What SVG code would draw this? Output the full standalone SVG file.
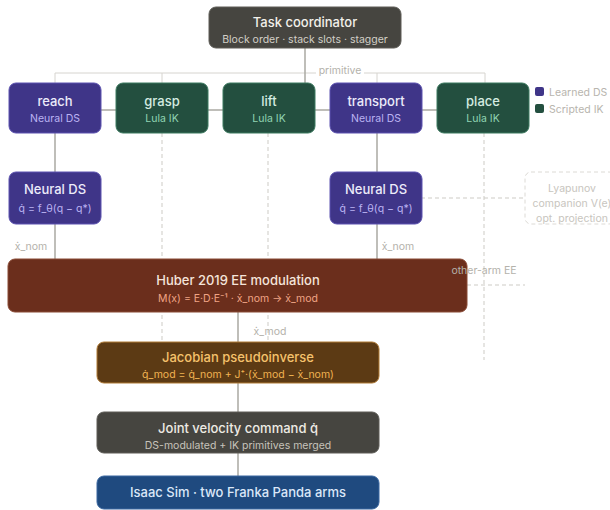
<svg xmlns="http://www.w3.org/2000/svg" width="610" height="510" viewBox="0 0 610 510">
<style>
text{font-family:Inter,"Noto Sans","Liberation Sans",sans-serif;text-anchor:middle}
.t{font-size:13px;font-weight:500}
.s{font-size:10.5px}
.lbl{font-size:10.5px;fill:#b4b2ab}
.solid{stroke:#aaa8a2;stroke-width:1.5;fill:none}
.thin{stroke:#d6d4cf;stroke-width:1;fill:none}
.dash{stroke:#cdcbc5;stroke-width:1;stroke-dasharray:4 3;fill:none}
.ds rect{fill:#3f3588;stroke:#5c52b0;stroke-width:1}
.ds .t{fill:#ecebfa}.ds .s{fill:#bbb3f2}
.ik rect{fill:#234f3f;stroke:#3d7a60;stroke-width:1}
.ik .t{fill:#d4ece1}.ik .s{fill:#90d4b3}
</style>
<g id="connectors">
<line class="thin" x1="55" y1="73" x2="485" y2="73"/>
<line class="thin" x1="55" y1="73" x2="55" y2="84"/>
<line class="thin" x1="162" y1="73" x2="162" y2="84"/>
<line class="thin" x1="377" y1="73" x2="377" y2="84"/>
<line class="thin" x1="485" y1="73" x2="485" y2="84"/>
<line class="solid" x1="305" y1="48" x2="305" y2="84"/>
<rect x="316" y="64" width="48" height="13" fill="#ffffff"/>
<text class="lbl" x="340" y="74">primitive</text>
<line class="solid" x1="100" y1="110" x2="437" y2="110"/>
<line class="dash" x1="162" y1="133" x2="162" y2="342"/>
<line class="dash" x1="268" y1="133" x2="268" y2="342"/>
<line class="dash" x1="484" y1="133" x2="484" y2="360"/>
<line class="solid" x1="55" y1="133" x2="55" y2="259"/>
<line class="solid" x1="377" y1="133" x2="377" y2="259"/>
<line class="dash" x1="421" y1="198" x2="525" y2="198"/>
<line class="dash" x1="467" y1="285" x2="525" y2="285"/>
<text class="lbl" x="31" y="250">ẋ_nom</text>
<text class="lbl" x="398" y="250">ẋ_nom</text>
<line class="solid" x1="238" y1="312" x2="238" y2="476"/>
<text class="lbl" x="270" y="335">ẋ_mod</text>
</g>
<g id="coordinator">
<rect x="209" y="7" width="192" height="41" rx="7" fill="#464540" stroke="#5e5d57"/>
<text class="t" x="305" y="27" fill="#f2f0ea">Task coordinator</text>
<text class="s" x="305" y="43" fill="#d2cfc7">Block order · stack slots · stagger</text>
</g>
<g id="reach" class="ds"><rect x="9" y="83" width="92" height="50" rx="7"/><text class="t" x="55" y="106">reach</text><text class="s" x="55" y="122">Neural DS</text></g>
<g id="grasp" class="ik"><rect x="116" y="83" width="92" height="50" rx="7"/><text class="t" x="162" y="106">grasp</text><text class="s" x="162" y="122">Lula IK</text></g>
<g id="lift" class="ik"><rect x="223" y="83" width="92" height="50" rx="7"/><text class="t" x="269" y="106">lift</text><text class="s" x="269" y="122">Lula IK</text></g>
<g id="transport" class="ds"><rect x="330" y="83" width="92" height="50" rx="7"/><text class="t" x="376" y="106">transport</text><text class="s" x="376" y="122">Neural DS</text></g>
<g id="place" class="ik"><rect x="437" y="83" width="92" height="50" rx="7"/><text class="t" x="483" y="106">place</text><text class="s" x="483" y="122">Lula IK</text></g>
<g id="legend">
<rect x="535" y="87" width="9" height="9" rx="2" fill="#3f3588"/>
<text x="549" y="96" style="font-size:10.5px;text-anchor:start" fill="#b8b5ae">Learned DS</text>
<rect x="535" y="104" width="9" height="9" rx="2" fill="#234f3f"/>
<text x="549" y="113" style="font-size:10.5px;text-anchor:start" fill="#b8b5ae">Scripted IK</text>
</g>
<g id="neural-ds-left" class="ds"><rect x="9" y="172" width="92" height="52" rx="7"/><text class="t" x="55" y="194">Neural DS</text><text class="s" x="55" y="212">q̇ = f_θ(q − q*)</text></g>
<g id="neural-ds-right" class="ds"><rect x="330" y="172" width="92" height="52" rx="7"/><text class="t" x="376" y="194">Neural DS</text><text class="s" x="376" y="212">q̇ = f_θ(q − q*)</text></g>
<g id="lyapunov">
<rect x="525" y="172" width="90" height="52" rx="6" fill="none" stroke="#dcdad5" stroke-dasharray="4 3"/>
<text x="572" y="192" style="font-size:10.5px" fill="#c8c5be">Lyapunov</text>
<text x="572" y="207" style="font-size:10.5px" fill="#c8c5be">companion V(e)</text>
<text x="572" y="222" style="font-size:10.5px" fill="#c8c5be">opt. projection</text>
</g>
<g id="huber">
<rect x="8" y="259" width="459" height="53" rx="7" fill="#6b2e1c" stroke="#8a4a35"/>
<text class="t" x="238" y="285" fill="#f5e4da">Huber 2019 EE modulation</text>
<text class="s" x="238" y="302" fill="#f0a485">M(x) = E·D·E⁻¹ · ẋ_nom → ẋ_mod</text>
</g>
<g id="other-arm-label">
<text class="lbl" x="484" y="274">other-arm EE</text>
</g>
<g id="jacobian">
<rect x="97" y="342" width="282" height="41" rx="7" fill="#5c3a14" stroke="#b07a35"/>
<text class="t" x="238" y="362" fill="#f5c26c">Jacobian pseudoinverse</text>
<text class="s" x="238" y="378" fill="#f0b352">q̇_mod = q̇_nom + J⁺·(ẋ_mod − ẋ_nom)</text>
</g>
<g id="joint-velocity">
<rect x="97" y="412" width="282" height="41" rx="7" fill="#464540" stroke="#5e5d57"/>
<text class="t" x="238" y="433" fill="#eeebe4">Joint velocity command q̇</text>
<text class="s" x="238" y="449" fill="#c6c3bb">DS-modulated + IK primitives merged</text>
</g>
<g id="isaac-sim">
<rect x="97" y="476" width="282" height="33" rx="7" fill="#1f4a7f" stroke="#3a67a0"/>
<text class="t" x="238" y="497" fill="#dbe7f8">Isaac Sim · two Franka Panda arms</text>
</g>
</svg>
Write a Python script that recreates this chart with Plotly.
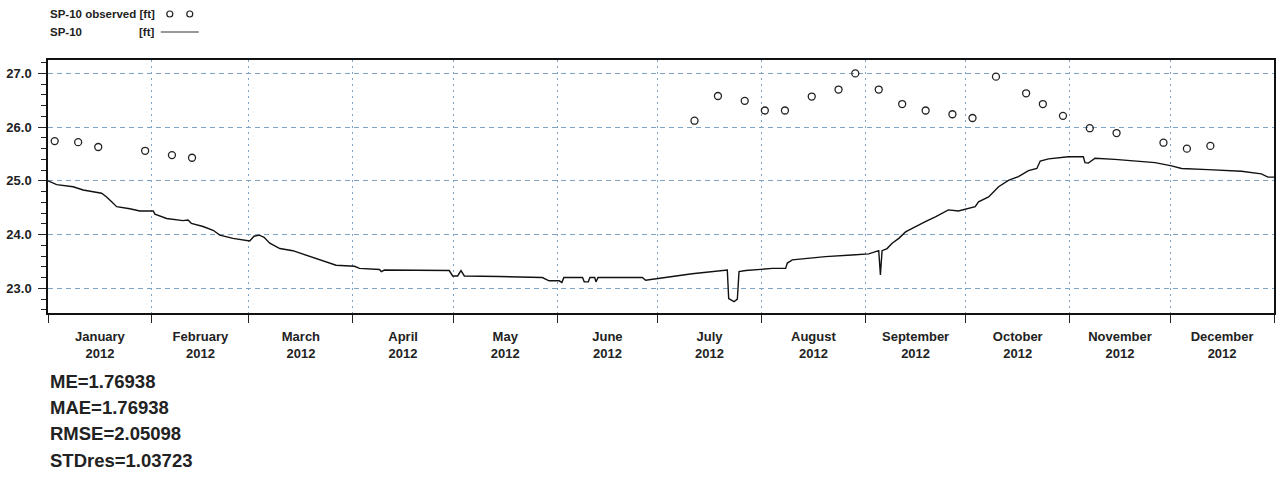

• **Requirements**
Copy each line from the records above that includes the string "this".

• **Task response**
What SVG code would draw this? Output the full standalone SVG file.
Write a Python script that recreates this chart with Plotly.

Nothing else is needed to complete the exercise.